Some of the surest evidence of the recovery can be found in consumer spending. Figures last week showed auto sales rose to an annualised rate of 17.7m — the quickest pace in a decade. Jack Fitzgerald, the founder of Fitzgerald Auto Malls, who has been in business for 50 years, says sales are up “dramatically”.

Easier financing from banks, an expanding population and the need to replace an ageing fleet are helping push demand, as well as the stronger economy. These have been “as good a four years as I’ve seen”, he says, from his dealership in Rockville, Maryland.

As for the Fed, it would take more than a quarter-point rate rise to deter car buyers, Mr Fitzgerald reckons. That is supported by economic modelling, with Oxford Economics estimating an increase would shave just 0.1 percentage points off 2016 gross domestic product growth.

However, what matters after a rate rise is the market reaction, rather than the raw quarter-point increment itself, says Torsten Sløk, international economist at Deutsche Bank.

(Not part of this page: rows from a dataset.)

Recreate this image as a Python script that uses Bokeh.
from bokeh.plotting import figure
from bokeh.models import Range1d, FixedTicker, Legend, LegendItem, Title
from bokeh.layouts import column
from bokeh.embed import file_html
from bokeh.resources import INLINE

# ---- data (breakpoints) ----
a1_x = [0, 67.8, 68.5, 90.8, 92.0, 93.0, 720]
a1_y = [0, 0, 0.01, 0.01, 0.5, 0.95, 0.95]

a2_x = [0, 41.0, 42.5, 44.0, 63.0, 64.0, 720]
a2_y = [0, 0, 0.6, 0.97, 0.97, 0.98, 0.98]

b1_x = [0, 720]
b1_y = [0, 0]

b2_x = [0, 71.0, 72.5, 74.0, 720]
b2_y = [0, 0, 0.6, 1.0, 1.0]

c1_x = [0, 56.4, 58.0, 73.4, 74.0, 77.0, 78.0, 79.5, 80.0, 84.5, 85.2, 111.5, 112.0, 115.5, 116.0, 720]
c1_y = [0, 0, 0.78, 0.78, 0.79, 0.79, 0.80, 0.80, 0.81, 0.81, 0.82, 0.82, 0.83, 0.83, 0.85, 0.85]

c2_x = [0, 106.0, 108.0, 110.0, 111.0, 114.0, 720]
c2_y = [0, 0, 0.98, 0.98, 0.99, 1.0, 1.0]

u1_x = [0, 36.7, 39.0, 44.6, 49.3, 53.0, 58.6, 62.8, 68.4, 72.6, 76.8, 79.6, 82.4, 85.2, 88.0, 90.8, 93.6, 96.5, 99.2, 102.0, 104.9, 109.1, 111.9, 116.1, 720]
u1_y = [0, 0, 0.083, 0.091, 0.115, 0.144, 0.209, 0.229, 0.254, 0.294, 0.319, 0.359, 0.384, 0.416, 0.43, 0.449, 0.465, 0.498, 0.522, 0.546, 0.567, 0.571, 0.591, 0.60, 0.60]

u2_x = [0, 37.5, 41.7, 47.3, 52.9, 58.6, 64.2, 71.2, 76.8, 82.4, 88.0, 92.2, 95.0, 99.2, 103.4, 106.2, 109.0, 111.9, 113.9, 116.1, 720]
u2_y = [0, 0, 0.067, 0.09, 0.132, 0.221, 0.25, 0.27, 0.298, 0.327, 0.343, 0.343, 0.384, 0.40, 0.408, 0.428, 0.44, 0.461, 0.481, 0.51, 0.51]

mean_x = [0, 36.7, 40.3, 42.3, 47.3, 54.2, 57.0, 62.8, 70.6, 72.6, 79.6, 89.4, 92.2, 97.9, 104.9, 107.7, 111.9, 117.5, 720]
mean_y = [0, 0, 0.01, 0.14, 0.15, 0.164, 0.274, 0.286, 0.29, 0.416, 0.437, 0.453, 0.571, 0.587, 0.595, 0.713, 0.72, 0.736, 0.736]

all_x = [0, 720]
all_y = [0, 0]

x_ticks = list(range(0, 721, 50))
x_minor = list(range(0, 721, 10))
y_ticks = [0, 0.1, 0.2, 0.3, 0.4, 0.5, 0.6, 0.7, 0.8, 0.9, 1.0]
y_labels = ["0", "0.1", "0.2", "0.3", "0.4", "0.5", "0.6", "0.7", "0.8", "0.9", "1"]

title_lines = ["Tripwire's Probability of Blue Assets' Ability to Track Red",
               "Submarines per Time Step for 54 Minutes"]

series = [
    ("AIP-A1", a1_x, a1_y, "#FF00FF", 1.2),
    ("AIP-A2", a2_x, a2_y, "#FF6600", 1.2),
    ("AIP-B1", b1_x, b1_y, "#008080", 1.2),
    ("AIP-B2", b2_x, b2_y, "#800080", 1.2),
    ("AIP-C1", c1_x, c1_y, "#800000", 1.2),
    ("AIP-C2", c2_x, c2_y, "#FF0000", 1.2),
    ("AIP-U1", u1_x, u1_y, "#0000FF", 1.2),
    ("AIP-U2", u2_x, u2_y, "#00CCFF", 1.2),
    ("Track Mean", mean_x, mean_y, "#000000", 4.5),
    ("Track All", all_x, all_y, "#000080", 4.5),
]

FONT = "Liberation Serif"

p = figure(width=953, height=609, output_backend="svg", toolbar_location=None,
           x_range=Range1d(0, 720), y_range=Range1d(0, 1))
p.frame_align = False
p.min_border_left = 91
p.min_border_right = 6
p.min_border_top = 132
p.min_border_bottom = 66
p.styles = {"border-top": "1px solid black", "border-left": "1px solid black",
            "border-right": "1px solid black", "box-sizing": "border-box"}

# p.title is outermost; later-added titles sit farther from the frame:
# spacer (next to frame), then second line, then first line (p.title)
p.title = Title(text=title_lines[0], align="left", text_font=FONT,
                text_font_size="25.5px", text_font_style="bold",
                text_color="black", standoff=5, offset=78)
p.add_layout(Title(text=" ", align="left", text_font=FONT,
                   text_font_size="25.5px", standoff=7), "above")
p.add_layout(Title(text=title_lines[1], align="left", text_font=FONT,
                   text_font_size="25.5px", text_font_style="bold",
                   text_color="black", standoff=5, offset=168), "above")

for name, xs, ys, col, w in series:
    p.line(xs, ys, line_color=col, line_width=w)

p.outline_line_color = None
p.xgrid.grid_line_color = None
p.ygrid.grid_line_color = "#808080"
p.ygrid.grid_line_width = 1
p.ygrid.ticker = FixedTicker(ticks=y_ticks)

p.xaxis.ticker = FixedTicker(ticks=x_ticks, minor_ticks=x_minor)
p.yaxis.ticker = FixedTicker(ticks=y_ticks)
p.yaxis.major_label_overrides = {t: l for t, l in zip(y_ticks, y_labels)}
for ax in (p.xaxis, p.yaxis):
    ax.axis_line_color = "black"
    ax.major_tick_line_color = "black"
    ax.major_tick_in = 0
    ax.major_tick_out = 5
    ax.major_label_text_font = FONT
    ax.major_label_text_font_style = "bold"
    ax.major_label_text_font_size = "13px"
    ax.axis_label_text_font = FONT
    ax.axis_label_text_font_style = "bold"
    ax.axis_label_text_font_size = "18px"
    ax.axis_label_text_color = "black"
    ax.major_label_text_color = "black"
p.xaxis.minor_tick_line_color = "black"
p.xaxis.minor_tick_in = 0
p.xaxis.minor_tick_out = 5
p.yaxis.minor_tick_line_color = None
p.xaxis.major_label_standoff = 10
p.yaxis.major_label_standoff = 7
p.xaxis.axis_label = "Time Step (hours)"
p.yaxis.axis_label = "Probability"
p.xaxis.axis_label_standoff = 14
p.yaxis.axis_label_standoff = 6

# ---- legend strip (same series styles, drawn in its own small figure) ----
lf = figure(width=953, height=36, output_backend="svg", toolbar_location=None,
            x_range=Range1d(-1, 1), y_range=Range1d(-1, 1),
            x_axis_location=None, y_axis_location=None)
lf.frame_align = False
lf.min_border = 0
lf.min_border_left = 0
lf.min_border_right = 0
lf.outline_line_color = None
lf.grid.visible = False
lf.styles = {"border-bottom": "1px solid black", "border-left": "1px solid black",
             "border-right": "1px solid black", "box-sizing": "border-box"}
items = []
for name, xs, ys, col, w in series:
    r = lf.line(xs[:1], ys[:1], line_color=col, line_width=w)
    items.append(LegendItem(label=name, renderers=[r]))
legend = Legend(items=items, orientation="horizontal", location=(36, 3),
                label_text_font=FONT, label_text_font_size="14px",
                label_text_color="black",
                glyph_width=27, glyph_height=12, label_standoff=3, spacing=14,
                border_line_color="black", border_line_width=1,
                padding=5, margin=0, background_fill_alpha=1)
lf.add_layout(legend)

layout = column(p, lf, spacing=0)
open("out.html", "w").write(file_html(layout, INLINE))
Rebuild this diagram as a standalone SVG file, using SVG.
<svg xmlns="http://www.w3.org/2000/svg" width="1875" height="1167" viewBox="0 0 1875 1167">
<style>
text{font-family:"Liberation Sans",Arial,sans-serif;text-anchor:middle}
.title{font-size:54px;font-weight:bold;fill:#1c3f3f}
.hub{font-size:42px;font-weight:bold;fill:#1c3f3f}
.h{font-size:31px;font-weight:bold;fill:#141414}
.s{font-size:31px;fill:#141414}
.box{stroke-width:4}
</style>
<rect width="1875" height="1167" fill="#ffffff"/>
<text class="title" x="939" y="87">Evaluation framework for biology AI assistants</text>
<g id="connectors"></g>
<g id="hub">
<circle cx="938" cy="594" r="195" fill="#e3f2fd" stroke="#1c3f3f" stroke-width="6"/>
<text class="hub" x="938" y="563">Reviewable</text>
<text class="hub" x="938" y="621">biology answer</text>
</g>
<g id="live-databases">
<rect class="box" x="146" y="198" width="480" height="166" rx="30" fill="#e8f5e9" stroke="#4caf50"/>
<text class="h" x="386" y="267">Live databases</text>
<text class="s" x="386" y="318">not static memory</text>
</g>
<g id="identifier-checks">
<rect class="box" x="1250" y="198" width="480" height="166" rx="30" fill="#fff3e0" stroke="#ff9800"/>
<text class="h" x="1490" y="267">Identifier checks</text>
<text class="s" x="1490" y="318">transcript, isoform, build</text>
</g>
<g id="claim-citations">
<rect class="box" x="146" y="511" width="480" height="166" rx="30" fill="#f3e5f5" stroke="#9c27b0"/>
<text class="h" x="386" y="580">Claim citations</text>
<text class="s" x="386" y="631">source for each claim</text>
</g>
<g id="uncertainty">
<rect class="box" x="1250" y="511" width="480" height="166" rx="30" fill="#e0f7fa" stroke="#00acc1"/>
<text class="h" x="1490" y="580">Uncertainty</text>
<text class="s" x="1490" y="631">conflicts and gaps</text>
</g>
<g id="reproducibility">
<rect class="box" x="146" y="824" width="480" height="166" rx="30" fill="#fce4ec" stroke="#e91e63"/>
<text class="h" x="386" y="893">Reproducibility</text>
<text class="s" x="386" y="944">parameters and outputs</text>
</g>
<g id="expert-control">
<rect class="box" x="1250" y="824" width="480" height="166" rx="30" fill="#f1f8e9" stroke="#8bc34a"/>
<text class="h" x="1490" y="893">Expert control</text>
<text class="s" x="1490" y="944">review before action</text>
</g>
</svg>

This is harder to predict, and markets will place huge symbolic weight on the first move.

If traders are jolted into pricing a sharp set of subsequent increases — in the face of insistences to the contrary by the Fed — the impact on world markets and the US economy could be more damaging.

With the European Central Bank last week warning of downside risks from China-induced turmoil, traders are still placing low odds on a September move. Global growth is at risk of souring and commodity prices falling, meaning there’s a risk of greater external drags on an economy where inflation has persistently undershot forecasts.

Fear of unforeseen consequences helps explain political pressure from the left for the Fed to hold fire — especially at a time when wage growth in the US remains glacial. Economists and central bankers attending a Kansas City Fed conference in Wyoming’s Grand Teton National Park last month passed by dozens of green t-shirted protesters from the pressure group “Fed Up”, which is calling on the central bank to keep rates at near-zero given the muted wage growth affecting millions of Americans.

Dawn O’Neal, a teaching assistant earning $8.50 an hour, who was attending with the group, says Fed officials should hold their conference in her part of Georgia, rather than scenic Jackson Hole, to get a better idea of conditions for ordinary Americans.

“Our life is a struggle — it is hard to make ends meet at the end of the month. With the Fed getting ready to raise interest rates, what is our economic future going to look like?” she asks.

Against that are the Fed’s own economic models, which suggest the US is hitting full employment and that higher wages and inflation will surely follow. Balancing the conflicting indicators will be ferociously difficult.

Stanley Fischer, the Fed vice-chairman, made the case for action in the coming months at the Wyoming meetings. If policymakers wait for the evidence in favour of higher rates to become overwhelming before they move, he says, they will already be too late.